Hello amazing people,
I am a relatively new user. I absolutely adore OCaml, but I am constantly running into missing or broken tools, especially when used in combination, which makes both learning and using the language very frustrating.
I am already at a point where I can resolve most of the issues myself, but I am still miles away from having a setup that’s enjoyable to use, especially as I move between other people’s projects.
I’d like to have an editor plugin that rebuilds the project automatically, provides great type information and error feedback, and lets me load any module into a REPL.
I’ve been using VS Code with Reason Language Server and while it’s fine, it only works for Esy and BuckleScript projects and doesn’t support REPL and there’s currently essentially no good way to use REPL with Reason (I spent a little bit of time of extending dune utop
to work with reason, but I still need to return to that and finish it).
So I tried Emacs with Tuareg, which gives me REPL but this is not usable with either Esy or Reason (or I wasn’t able to get it to work anyway).
Now, look, I don’t have any problem switching from Opam + Makefile + Ocaml syntax to Esy + Dune + Reason syntax. But every projects uses its own combination of these tools and there is no editor/plugin that works in every setting and I don’t want to keep setting up these projects, changing editors, relearning all the tricks and keybindings, etc.
So this finally brings me to my questions.
Question 1: How do people handle this? What are your setups and how do handle switching between the different projects?
Question 2: Wouldn’t it make sense to have one ultimate language server that detects your environment (opam switch, esy, bucklescript, whatever), lets you enable Reason syntax on a whim, uses the correct build system, lets you pick your backend (native, jsoo, bs), etc.? This might be naive, but I don’t see why it shouldn’t be possible. It’s all just software, we should use it to alleviate suffering, not multiply it.

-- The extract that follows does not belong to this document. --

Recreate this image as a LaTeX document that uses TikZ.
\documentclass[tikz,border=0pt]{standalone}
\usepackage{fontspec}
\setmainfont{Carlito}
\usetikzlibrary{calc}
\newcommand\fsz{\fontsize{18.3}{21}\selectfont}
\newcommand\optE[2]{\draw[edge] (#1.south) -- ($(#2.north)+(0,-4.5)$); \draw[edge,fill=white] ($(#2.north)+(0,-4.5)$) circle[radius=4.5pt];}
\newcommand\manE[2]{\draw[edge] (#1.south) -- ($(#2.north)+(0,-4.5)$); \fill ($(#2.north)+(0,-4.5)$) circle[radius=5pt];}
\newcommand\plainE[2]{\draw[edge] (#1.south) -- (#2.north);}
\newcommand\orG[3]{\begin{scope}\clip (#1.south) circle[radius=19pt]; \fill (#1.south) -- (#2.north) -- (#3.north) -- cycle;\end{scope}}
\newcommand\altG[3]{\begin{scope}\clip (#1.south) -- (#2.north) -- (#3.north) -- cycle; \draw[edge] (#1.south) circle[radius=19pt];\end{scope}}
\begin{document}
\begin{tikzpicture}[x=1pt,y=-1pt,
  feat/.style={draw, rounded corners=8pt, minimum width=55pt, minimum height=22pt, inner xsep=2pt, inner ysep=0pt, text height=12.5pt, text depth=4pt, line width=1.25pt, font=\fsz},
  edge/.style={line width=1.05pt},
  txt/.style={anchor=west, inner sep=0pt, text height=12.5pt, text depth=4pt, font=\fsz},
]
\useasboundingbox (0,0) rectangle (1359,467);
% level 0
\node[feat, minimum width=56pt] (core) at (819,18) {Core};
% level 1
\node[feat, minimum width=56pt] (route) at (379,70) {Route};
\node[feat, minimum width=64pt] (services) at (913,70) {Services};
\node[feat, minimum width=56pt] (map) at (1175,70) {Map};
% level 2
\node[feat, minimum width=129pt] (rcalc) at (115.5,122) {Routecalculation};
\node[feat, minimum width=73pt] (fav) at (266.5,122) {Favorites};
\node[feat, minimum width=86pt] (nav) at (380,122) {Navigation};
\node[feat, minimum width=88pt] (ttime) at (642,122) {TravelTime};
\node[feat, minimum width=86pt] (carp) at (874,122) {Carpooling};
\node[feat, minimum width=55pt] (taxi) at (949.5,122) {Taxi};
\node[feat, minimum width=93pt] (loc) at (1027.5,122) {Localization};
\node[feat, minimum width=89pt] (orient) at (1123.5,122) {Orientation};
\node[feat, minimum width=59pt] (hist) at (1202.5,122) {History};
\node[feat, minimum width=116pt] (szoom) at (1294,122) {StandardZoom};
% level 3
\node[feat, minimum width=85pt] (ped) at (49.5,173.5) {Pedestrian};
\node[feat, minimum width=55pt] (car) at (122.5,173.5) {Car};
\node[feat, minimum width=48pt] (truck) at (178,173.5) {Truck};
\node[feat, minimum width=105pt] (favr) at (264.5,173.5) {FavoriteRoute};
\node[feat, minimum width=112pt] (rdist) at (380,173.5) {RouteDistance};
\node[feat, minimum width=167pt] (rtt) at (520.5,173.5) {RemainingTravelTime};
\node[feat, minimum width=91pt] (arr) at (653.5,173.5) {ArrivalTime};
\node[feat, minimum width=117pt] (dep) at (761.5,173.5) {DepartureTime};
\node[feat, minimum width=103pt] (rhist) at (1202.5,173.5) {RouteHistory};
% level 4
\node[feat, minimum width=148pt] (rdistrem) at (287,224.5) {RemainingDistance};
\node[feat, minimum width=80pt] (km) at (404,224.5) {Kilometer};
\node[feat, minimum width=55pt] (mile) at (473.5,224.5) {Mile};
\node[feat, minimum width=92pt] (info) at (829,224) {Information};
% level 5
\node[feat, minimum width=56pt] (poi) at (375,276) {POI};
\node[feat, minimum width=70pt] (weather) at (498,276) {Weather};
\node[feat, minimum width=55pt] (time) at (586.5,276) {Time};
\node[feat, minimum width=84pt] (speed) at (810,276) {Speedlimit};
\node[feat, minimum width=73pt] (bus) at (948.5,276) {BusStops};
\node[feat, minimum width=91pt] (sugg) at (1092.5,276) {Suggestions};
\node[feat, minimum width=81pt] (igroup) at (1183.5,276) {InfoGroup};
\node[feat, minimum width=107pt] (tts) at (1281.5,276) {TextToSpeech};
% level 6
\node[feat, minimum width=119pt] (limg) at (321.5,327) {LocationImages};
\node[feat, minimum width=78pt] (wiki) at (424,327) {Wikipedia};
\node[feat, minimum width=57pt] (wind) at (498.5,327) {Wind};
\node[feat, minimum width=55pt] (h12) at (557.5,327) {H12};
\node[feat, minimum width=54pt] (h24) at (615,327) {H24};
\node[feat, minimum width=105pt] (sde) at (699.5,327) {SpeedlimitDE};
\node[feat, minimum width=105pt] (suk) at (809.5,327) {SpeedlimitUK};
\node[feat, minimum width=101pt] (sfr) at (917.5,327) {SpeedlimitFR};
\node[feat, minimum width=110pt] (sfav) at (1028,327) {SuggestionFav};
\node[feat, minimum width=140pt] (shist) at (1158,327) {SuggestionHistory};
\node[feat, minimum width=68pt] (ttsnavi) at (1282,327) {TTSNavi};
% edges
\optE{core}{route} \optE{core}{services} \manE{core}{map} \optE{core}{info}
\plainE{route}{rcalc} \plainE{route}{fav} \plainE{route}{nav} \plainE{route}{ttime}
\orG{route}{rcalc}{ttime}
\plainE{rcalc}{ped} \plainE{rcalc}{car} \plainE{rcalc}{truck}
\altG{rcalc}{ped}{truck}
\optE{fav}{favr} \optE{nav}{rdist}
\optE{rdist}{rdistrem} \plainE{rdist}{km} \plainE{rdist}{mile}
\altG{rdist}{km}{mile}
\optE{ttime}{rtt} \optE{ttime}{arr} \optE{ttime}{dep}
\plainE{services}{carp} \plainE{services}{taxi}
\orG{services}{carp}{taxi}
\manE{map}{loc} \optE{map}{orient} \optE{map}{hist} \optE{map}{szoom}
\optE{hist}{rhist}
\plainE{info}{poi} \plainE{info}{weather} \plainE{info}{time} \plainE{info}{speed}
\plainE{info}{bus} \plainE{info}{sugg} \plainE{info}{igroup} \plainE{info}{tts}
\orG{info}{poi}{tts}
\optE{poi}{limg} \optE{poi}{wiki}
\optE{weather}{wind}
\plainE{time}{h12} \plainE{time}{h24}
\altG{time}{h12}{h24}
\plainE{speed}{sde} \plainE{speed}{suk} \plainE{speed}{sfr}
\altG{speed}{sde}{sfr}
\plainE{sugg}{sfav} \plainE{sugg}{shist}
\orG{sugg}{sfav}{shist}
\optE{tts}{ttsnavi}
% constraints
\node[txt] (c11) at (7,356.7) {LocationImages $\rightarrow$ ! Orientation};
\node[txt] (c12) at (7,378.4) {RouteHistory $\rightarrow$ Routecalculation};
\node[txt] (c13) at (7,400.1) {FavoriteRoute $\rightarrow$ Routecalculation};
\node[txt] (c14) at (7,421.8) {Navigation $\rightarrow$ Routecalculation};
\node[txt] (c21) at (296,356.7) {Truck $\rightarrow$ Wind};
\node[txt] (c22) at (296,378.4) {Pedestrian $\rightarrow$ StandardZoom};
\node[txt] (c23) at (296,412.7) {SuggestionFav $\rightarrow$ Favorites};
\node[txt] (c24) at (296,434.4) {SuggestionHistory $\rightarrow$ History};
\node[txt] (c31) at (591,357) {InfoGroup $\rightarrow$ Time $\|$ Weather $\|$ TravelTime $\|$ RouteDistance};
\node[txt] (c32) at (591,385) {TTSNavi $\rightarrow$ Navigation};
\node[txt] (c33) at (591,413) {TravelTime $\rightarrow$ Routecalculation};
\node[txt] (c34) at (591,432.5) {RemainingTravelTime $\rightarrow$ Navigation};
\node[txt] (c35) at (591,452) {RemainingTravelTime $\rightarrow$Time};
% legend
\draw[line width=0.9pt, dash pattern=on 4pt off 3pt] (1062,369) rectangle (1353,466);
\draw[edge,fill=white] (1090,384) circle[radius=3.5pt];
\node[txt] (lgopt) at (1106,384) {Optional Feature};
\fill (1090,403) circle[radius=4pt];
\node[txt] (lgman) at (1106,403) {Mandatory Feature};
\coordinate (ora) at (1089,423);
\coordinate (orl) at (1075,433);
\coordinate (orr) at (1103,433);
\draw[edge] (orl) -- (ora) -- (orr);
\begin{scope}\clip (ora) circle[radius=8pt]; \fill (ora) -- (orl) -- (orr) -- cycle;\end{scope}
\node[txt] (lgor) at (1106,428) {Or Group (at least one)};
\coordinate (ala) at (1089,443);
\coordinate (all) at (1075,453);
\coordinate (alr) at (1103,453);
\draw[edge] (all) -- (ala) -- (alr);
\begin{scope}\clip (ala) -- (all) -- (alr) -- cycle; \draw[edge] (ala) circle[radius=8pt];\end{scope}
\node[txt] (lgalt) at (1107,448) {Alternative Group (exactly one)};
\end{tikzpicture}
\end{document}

Again, I can handle every particular scenario manually, but it’s still painful and not fully what I want, and I’m 100% certain it loses newcomers. I had been trying to start using OCaml for years and the state of the ecosystem always put me off, I was never able to even get started. It finally got better recently and I applaud the heroic efforts of the community, but it’s still very far away from ‘works out-of-box’. Compare this with e.g. Haskell tooling, where you already had the amazing stuff I mention (automatic rebuilds, great type feedback, repl) years ago (I haven’t used it much recently, but I’m fairly certain it’s even better today).
Finally: these are meant to be very constructive questions. I have some spare time and will gladly spend it to resolve some of the issues. I’m just not sure which project, editor, plugin to focus my energy on.